International Dog of Mystery

Not surprisingly, I have gotten behind in my London posts, due to being overwhelmingly busy. Work has been crazy since I have been back from Spring Break, and when I am at home and the weather isn’t terrible, all I want to do is work in the yard so I don’t lose the gardening momentum. I will try to pick up with my next London post tomorrow.

In the meantime, I want to post a little something about this guy:


(I love that picture of Knightley, trying to jump up on a tractor with me at my parents’ house.)

Now sadly, airline restrictions keep Knightley from joining us on any travel adventure where we travel by plane (because I am incredibly uncomfortable with the idea of storing Knightley under the plane). This is a shame, because when I see those dogs in London or Paris, I think Knightley would fit right in. He would have loved Hyde Park, being able to run free and play with the other dogs. Maybe he would have made a new friend in Lupo. Who knows? The best we can do from our trips is for me to miss Knightley terribly the entire duration and then bring him back some stuffed animal memento for him to tear apart when we get home.
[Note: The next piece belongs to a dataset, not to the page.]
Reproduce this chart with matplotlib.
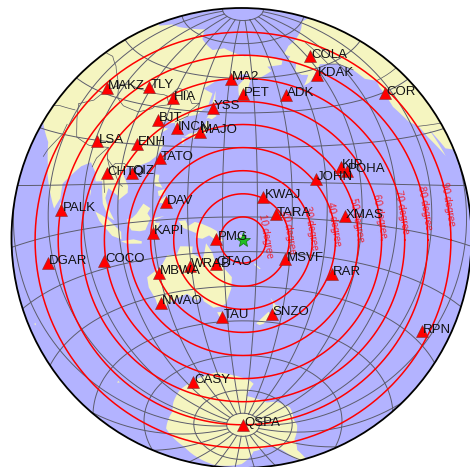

Until travel for dogs becomes easier, Knightley can pretend to be an international dog of mystery by experimenting with some international flair in his diet. This isn’t a problem for Knightley, as he loves trying out all kinds of foods. I am not talking about any “Made in China” dog treats of nefarious origin that probably include a healthy dose of plastic and toxic waste. Those will never do for Knightley. Nope. Instead, I am referring to his newest favored dog chew, the “Himalayan Dog Chew” made in Nepal of yak’s milk, lime juice and salt. He loves that thing. He carries it around the house with him in every room where he goes. If you try to take it away from him, he is not happy about it.

Also, because he doesn’t tolerate chicken in his diet very well and has a sensitive stomach when it comes to grain, he is trying out a new source of protein for his kibble – kangaroo. I didn’t feel guilty about feeding Knightley kangaroo (because I heard that there are so many of them in Australia, and they are raised commercially on farms, etc.) and then today I saw this article, that might have made me feel more guilty about it. I don’t know, survival of the fittest or in Knightley’s case, survival of the most pampered must mean something in this situation?

Knightley doesn’t have time to think about the poor kangaroo when he is inhaling his kibble. I have to carry that guilt for him.